— SET PROBLEM —
Copy each line of the entries that contains the word "script".

Code that draws figures:
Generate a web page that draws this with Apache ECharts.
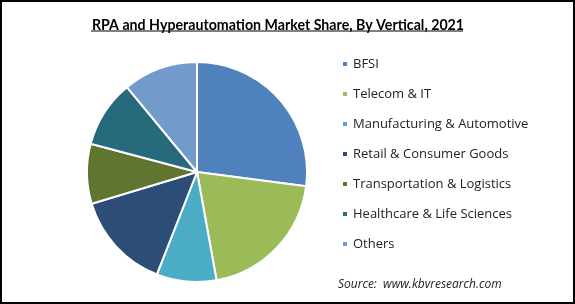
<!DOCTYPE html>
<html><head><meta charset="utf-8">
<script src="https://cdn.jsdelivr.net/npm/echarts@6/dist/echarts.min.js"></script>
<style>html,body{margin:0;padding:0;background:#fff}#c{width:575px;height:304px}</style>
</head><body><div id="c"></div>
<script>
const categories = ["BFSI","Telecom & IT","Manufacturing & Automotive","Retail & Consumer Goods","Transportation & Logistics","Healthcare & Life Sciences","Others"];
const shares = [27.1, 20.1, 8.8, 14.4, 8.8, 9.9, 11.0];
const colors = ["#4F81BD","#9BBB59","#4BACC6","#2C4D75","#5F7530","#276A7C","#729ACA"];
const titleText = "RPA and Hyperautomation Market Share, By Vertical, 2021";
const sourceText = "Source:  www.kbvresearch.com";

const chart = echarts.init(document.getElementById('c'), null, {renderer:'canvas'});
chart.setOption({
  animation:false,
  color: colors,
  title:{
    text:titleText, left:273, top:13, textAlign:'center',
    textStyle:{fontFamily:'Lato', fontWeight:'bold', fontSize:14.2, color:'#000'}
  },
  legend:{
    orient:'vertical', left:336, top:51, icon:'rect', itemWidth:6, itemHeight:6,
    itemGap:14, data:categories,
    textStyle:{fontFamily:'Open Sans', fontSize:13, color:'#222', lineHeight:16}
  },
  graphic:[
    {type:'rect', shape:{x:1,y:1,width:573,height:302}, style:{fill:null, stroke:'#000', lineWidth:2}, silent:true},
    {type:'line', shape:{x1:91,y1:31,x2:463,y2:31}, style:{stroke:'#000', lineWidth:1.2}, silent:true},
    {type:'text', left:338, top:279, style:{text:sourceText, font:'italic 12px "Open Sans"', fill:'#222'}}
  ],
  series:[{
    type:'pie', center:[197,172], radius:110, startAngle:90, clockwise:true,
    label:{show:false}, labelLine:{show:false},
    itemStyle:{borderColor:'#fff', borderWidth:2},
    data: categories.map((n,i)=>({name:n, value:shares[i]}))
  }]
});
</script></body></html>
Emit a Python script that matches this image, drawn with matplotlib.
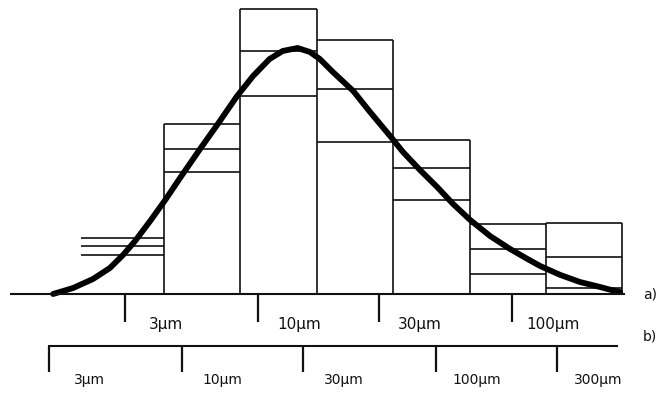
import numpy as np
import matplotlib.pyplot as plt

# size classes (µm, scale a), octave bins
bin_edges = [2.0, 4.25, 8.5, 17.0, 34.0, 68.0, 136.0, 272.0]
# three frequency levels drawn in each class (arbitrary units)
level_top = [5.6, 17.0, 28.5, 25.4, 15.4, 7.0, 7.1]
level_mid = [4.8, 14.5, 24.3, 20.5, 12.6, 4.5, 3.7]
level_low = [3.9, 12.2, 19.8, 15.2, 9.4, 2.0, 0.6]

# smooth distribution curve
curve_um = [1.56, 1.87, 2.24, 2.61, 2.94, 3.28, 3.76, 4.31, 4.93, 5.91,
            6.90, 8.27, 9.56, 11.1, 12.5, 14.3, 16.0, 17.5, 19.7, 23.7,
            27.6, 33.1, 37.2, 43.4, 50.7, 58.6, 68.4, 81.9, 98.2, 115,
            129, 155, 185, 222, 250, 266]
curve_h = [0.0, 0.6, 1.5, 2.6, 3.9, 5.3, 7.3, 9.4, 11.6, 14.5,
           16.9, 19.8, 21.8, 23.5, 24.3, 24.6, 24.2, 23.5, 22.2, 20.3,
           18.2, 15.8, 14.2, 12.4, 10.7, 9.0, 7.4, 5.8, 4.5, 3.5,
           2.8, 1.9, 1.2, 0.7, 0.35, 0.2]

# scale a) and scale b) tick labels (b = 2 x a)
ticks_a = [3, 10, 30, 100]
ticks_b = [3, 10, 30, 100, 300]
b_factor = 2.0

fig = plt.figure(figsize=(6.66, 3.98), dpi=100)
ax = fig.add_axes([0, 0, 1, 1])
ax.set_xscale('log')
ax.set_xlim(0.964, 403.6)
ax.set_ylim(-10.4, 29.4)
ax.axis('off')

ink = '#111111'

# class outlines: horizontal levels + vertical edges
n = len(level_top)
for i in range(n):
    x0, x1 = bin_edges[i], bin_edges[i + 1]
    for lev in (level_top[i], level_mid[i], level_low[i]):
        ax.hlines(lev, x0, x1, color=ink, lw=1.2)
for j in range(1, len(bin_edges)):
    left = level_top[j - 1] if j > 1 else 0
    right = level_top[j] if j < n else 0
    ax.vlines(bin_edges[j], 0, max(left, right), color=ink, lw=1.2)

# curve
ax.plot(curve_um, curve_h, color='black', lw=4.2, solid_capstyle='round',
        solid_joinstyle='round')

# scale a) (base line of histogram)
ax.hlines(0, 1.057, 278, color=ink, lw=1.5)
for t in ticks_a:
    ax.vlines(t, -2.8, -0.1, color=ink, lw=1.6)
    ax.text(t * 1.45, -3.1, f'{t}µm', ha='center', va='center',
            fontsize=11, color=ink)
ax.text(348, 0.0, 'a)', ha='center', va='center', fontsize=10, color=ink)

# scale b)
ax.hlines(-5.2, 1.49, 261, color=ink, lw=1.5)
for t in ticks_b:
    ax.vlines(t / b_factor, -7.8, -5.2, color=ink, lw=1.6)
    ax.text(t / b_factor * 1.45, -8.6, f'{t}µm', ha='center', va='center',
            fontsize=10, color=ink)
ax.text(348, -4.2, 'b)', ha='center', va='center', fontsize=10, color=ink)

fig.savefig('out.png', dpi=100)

— WORKED ANSWER —
<script src="https://cdn.jsdelivr.net/npm/echarts@6/dist/echarts.min.js"></script>
<script>
</script></body></html>
Emit a Python script that matches this image, drawn with matplotlib.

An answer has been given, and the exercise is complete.